→ **Data provided**:

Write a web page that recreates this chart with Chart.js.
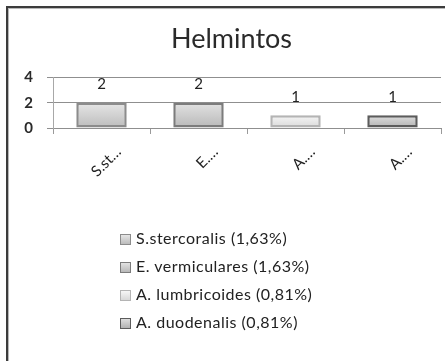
<!DOCTYPE html>
<html>
<head>
<meta charset="utf-8">
<script src="https://cdn.jsdelivr.net/npm/chart.js@4"></script>
<style>
    body { margin: 0; background: #fff; }
    #wrap { position: relative; width: 445px; height: 361px; overflow: hidden; background: #fff; }
    #frame {
        position: absolute; left: 6px; top: 6px; width: 470px; height: 380px;
        border-left: 2px solid #3c3c3c; border-top: 2px solid #3c3c3c;
        box-shadow: inset 1px 1px 0 #b8b8b8;
    }
    #chart { position: absolute; left: 0; top: 0; }
    #legend { position: absolute; left: 120px; top: 224px; font-family: Lato, sans-serif; font-size: 16px; letter-spacing: 0.5px; color: #222; }
    .item { height: 28px; line-height: 28px; white-space: nowrap; }
    .swatch { display: inline-block; width: 9px; height: 9px; border: 1px solid #7a7a7a; margin-right: 5px; vertical-align: -1px; }
</style>
</head>
<body>
<div id="wrap">
    <div id="frame"></div>
    <canvas id="chart" width="445" height="361"></canvas>
    <div id="legend"></div>
</div>
<script>
// Helminth counts per species
const species = ['S.stercoralis', 'E. vermiculares', 'A. lumbricoides', 'A. duodenalis'];
const counts = [2, 2, 1, 1];
const percents = ['1,63%', '1,63%', '0,81%', '0,81%'];
const tickLabels = ['S.st…', 'E.…', 'A.…', 'A.…'];
const yTicks = [0, 2, 4];

// Bar styling (grey gradients like the office palette)
const fillTop = ['#e6e6e6', '#e2e2e2', '#f6f6f6', '#dedede'];
const fillBottom = ['#bcbcbc', '#b8b8b8', '#d8d8d8', '#b2b2b2'];
const edgeColors = ['#8c8c8c', '#7c7c7c', '#b4b4b4', '#5c5c5c'];

function barFill(context) {
    const chart = context.chart;
    const i = context.dataIndex;
    if (!chart.chartArea) return fillBottom[i];
    const y = chart.scales.y;
    const top = y.getPixelForValue(counts[i]);
    const bottom = y.getPixelForValue(0);
    const g = chart.ctx.createLinearGradient(0, top, 0, bottom);
    g.addColorStop(0, fillTop[i]);
    g.addColorStop(1, fillBottom[i]);
    return g;
}

// Value labels drawn above each bar
const valueLabels = {
    id: 'valueLabels',
    afterDatasetsDraw(chart) {
        const ctx = chart.ctx;
        const meta = chart.getDatasetMeta(0);
        ctx.save();
        ctx.font = '15px Lato, sans-serif';
        ctx.fillStyle = '#222';
        ctx.textAlign = 'center';
        ctx.textBaseline = 'bottom';
        meta.data.forEach((bar, i) => {
            ctx.fillText(String(counts[i]), bar.x, bar.y - 11);
        });
        ctx.restore();
    }
};

const ctx = document.getElementById('chart').getContext('2d');

new Chart(ctx, {
    type: 'bar',
    data: {
        labels: tickLabels,
        datasets: [{
            data: counts,
            backgroundColor: barFill,
            borderColor: edgeColors,
            borderWidth: 2.5,
            borderSkipped: false,
            categoryPercentage: 1,
            barPercentage: 0.52
        }]
    },
    options: {
        responsive: false,
        animation: false,
        layout: { padding: { left: 22, right: 4, top: 0, bottom: 0 } },
        plugins: {
            legend: { display: false },
            tooltip: { enabled: false },
            title: {
                display: true,
                text: 'Helmintos',
                color: '#2a2a2a',
                font: { family: 'Lato, sans-serif', size: 27, weight: 'normal', lineHeight: 1.2 },
                padding: { top: 23, bottom: 22 }
            }
        },
        scales: {
            x: {
                grid: { offset: true, drawOnChartArea: false, tickLength: 6, color: '#9a9a9a' },
                border: { color: '#8f8f8f' },
                ticks: {
                    autoSkip: false,
                    minRotation: 45,
                    maxRotation: 45,
                    labelOffset: 17,
                    padding: 9,
                    color: '#222',
                    font: { family: 'Lato, sans-serif', size: 15 }
                },
                afterFit(scale) { scale.height = 233; }
            },
            y: {
                min: 0,
                max: 4,
                afterBuildTicks(scale) { scale.ticks = yTicks.map(v => ({ value: v })); },
                grid: { color: '#8f8f8f', tickLength: 6 },
                border: { color: '#a8a8a8' },
                ticks: {
                    padding: 14,
                    color: '#2a2a2a',
                    font: { family: 'Lato, sans-serif', size: 15, weight: 'bold' }
                },
                afterFit(scale) { scale.width = 31; }
            }
        }
    },
    plugins: [valueLabels]
});

// Legend rows, one per species
const legend = document.getElementById('legend');
species.forEach((name, i) => {
    const row = document.createElement('div');
    row.className = 'item';
    const sw = document.createElement('span');
    sw.className = 'swatch';
    sw.style.background = 'linear-gradient(' + fillTop[i] + ', ' + fillBottom[i] + ')';
    sw.style.borderColor = edgeColors[i];
    row.appendChild(sw);
    row.appendChild(document.createTextNode(name + ' (' + percents[i] + ')'));
    legend.appendChild(row);
});
</script>
</body>
</html>
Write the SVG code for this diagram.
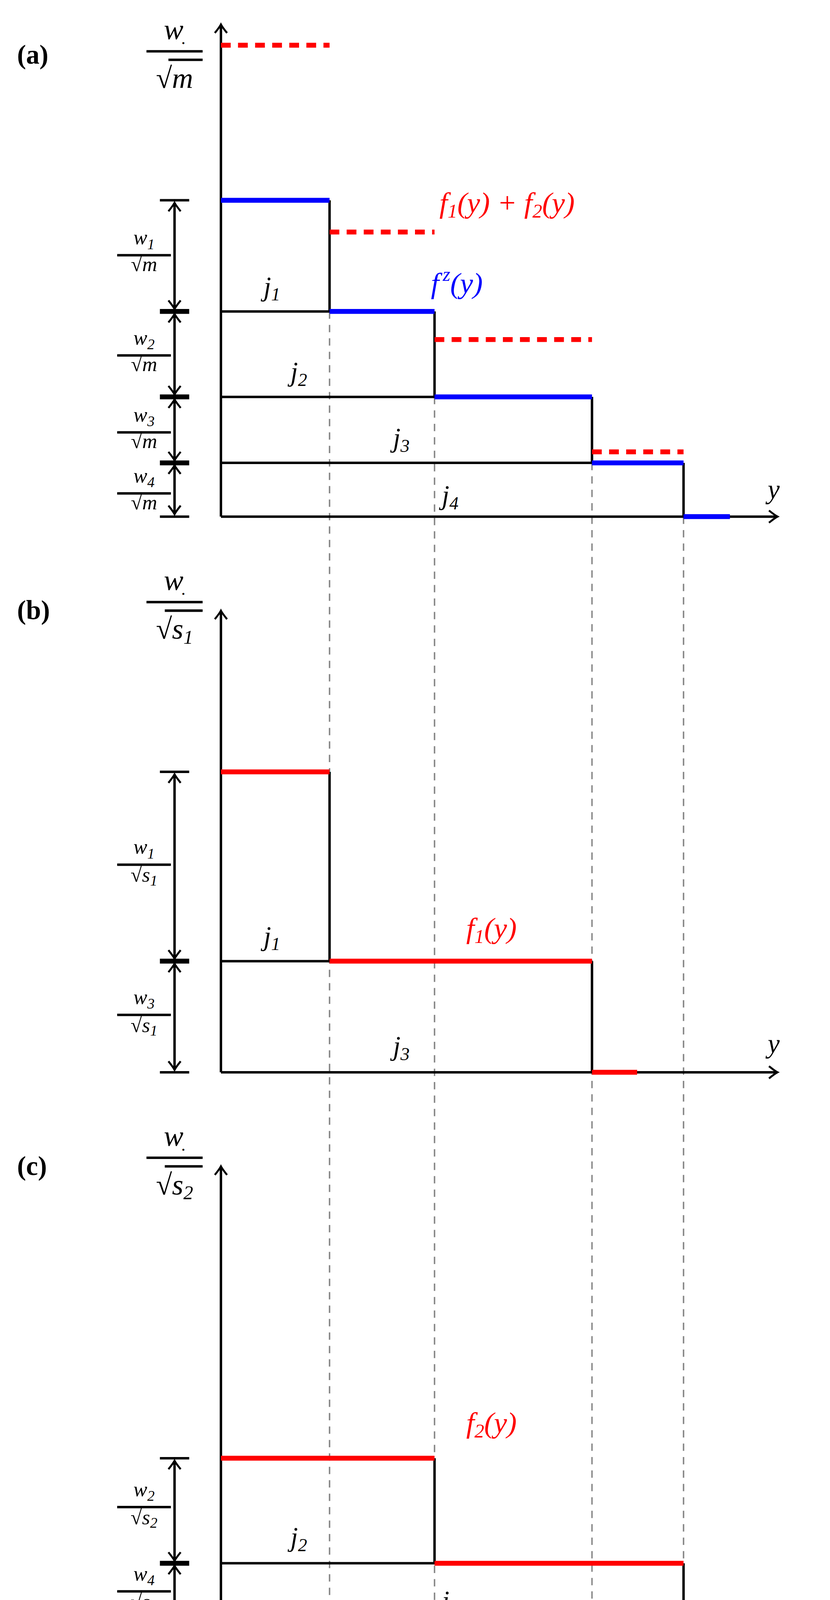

→ **What is being asked**: Extract all the data above exactly, excluding every picture.

→ **Task answer**:
Write a web page that recreates this chart with Chart.js.
<!DOCTYPE html>
<html>
<head>
<meta charset="utf-8">
<script src="https://cdn.jsdelivr.net/npm/chart.js@4"></script>
<style>
    body { margin: 0; background: #fff; }
    #wrap { position: relative; width: 445px; height: 361px; overflow: hidden; background: #fff; }
    #frame {
        position: absolute; left: 6px; top: 6px; width: 470px; height: 380px;
        border-left: 2px solid #3c3c3c; border-top: 2px solid #3c3c3c;
        box-shadow: inset 1px 1px 0 #b8b8b8;
    }
    #chart { position: absolute; left: 0; top: 0; }
    #legend { position: absolute; left: 120px; top: 224px; font-family: Lato, sans-serif; font-size: 16px; letter-spacing: 0.5px; color: #222; }
    .item { height: 28px; line-height: 28px; white-space: nowrap; }
    .swatch { display: inline-block; width: 9px; height: 9px; border: 1px solid #7a7a7a; margin-right: 5px; vertical-align: -1px; }
</style>
</head>
<body>
<div id="wrap">
    <div id="frame"></div>
    <canvas id="chart" width="445" height="361"></canvas>
    <div id="legend"></div>
</div>
<script>
// Helminth counts per species
const species = ['S.stercoralis', 'E. vermiculares', 'A. lumbricoides', 'A. duodenalis'];
const counts = [2, 2, 1, 1];
const percents = ['1,63%', '1,63%', '0,81%', '0,81%'];
const tickLabels = ['S.st…', 'E.…', 'A.…', 'A.…'];
const yTicks = [0, 2, 4];

// Bar styling (grey gradients like the office palette)
const fillTop = ['#e6e6e6', '#e2e2e2', '#f6f6f6', '#dedede'];
const fillBottom = ['#bcbcbc', '#b8b8b8', '#d8d8d8', '#b2b2b2'];
const edgeColors = ['#8c8c8c', '#7c7c7c', '#b4b4b4', '#5c5c5c'];

function barFill(context) {
    const chart = context.chart;
    const i = context.dataIndex;
    if (!chart.chartArea) return fillBottom[i];
    const y = chart.scales.y;
    const top = y.getPixelForValue(counts[i]);
    const bottom = y.getPixelForValue(0);
    const g = chart.ctx.createLinearGradient(0, top, 0, bottom);
    g.addColorStop(0, fillTop[i]);
    g.addColorStop(1, fillBottom[i]);
    return g;
}

// Value labels drawn above each bar
const valueLabels = {
    id: 'valueLabels',
    afterDatasetsDraw(chart) {
        const ctx = chart.ctx;
        const meta = chart.getDatasetMeta(0);
        ctx.save();
        ctx.font = '15px Lato, sans-serif';
        ctx.fillStyle = '#222';
        ctx.textAlign = 'center';
        ctx.textBaseline = 'bottom';
        meta.data.forEach((bar, i) => {
            ctx.fillText(String(counts[i]), bar.x, bar.y - 11);
        });
        ctx.restore();
    }
};

const ctx = document.getElementById('chart').getContext('2d');

new Chart(ctx, {
    type: 'bar',
    data: {
        labels: tickLabels,
        datasets: [{
            data: counts,
            backgroundColor: barFill,
            borderColor: edgeColors,
            borderWidth: 2.5,
            borderSkipped: false,
            categoryPercentage: 1,
            barPercentage: 0.52
        }]
    },
    options: {
        responsive: false,
        animation: false,
        layout: { padding: { left: 22, right: 4, top: 0, bottom: 0 } },
        plugins: {
            legend: { display: false },
            tooltip: { enabled: false },
            title: {
                display: true,
                text: 'Helmintos',
                color: '#2a2a2a',
                font: { family: 'Lato, sans-serif', size: 27, weight: 'normal', lineHeight: 1.2 },
                padding: { top: 23, bottom: 22 }
            }
        },
        scales: {
            x: {
                grid: { offset: true, drawOnChartArea: false, tickLength: 6, color: '#9a9a9a' },
                border: { color: '#8f8f8f' },
                ticks: {
                    autoSkip: false,
                    minRotation: 45,
                    maxRotation: 45,
                    labelOffset: 17,
                    padding: 9,
                    color: '#222',
                    font: { family: 'Lato, sans-serif', size: 15 }
                },
                afterFit(scale) { scale.height = 233; }
            },
            y: {
                min: 0,
                max: 4,
                afterBuildTicks(scale) { scale.ticks = yTicks.map(v => ({ value: v })); },
                grid: { color: '#8f8f8f', tickLength: 6 },
                border: { color: '#a8a8a8' },
                ticks: {
                    padding: 14,
                    color: '#2a2a2a',
                    font: { family: 'Lato, sans-serif', size: 15, weight: 'bold' }
                },
                afterFit(scale) { scale.width = 31; }
            }
        }
    },
    plugins: [valueLabels]
});

// Legend rows, one per species
const legend = document.getElementById('legend');
species.forEach((name, i) => {
    const row = document.createElement('div');
    row.className = 'item';
    const sw = document.createElement('span');
    sw.className = 'swatch';
    sw.style.background = 'linear-gradient(' + fillTop[i] + ', ' + fillBottom[i] + ')';
    sw.style.borderColor = edgeColors[i];
    row.appendChild(sw);
    row.appendChild(document.createTextNode(name + ' (' + percents[i] + ')'));
    legend.appendChild(row);
});
</script>
</body>
</html>
Write the SVG code for this diagram.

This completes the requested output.